After Hikma launched, and despite the "skinny label," Amarin sued again, alleging induced infringement under 35 U.S.C. § 271(b) of Amarin's CV indication patents. The Delaware District Court dismissed Amarin's complaint for failure to state a claim. On June 25, 2024, the Federal Circuit reversed, concluding that Amarin's allegations in its complaint concerning the label, coupled with Hikma's public statements and marketing materials, "at least plausibly state[d] a claim for induced infringement." On October 17, 2024, the Federal Circuit denied Hikma's en banc rehearing petition.
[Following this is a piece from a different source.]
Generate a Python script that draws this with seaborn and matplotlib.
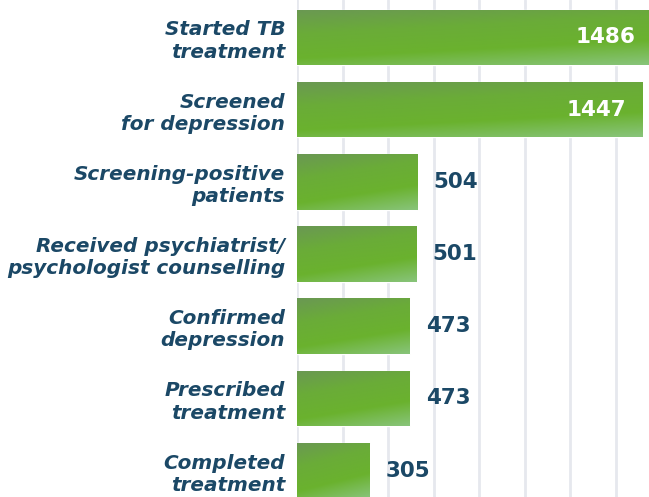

Hikma petitioned for certiorari on February 14, 2025, urging that the Federal Circuit's decision creates "a very permissive pleading standard for induced infringement" that conflicts with Section 271(b)'s requirement for "active" inducement, and with the Twombly pleading standard. Hikma also said the decision conflicts with Ninth Circuit decisions, and "effectively nullifies labeling carve-outs under section viii," leading to delayed generic entry and increased drug prices because "no skinny label is safe," and brands will "always find ways to allege induced infringement."

Amarin denies that the Federal Circuit applied the wrong standard and that a split exists on "whether inducement is a question of law or fact." Its opposition also disagreed with Hikma (and Hikma's supporting amici) that the decision nullified section viii carve-outs because "this is not a skinny-label case." Amarin instead called this the "rare case" where the "pleaded facts [] together make inducement plausible," which "cannot be resolved until discovery." 

On June 23, 2025, the Supreme Court invited the Solicitor General to file a brief expressing the United States' views regarding Hikma's petition. This invitation demonstrates the Court's interest in the case; statistics show such invitations dramatically increase the likelihood the Court will grant review.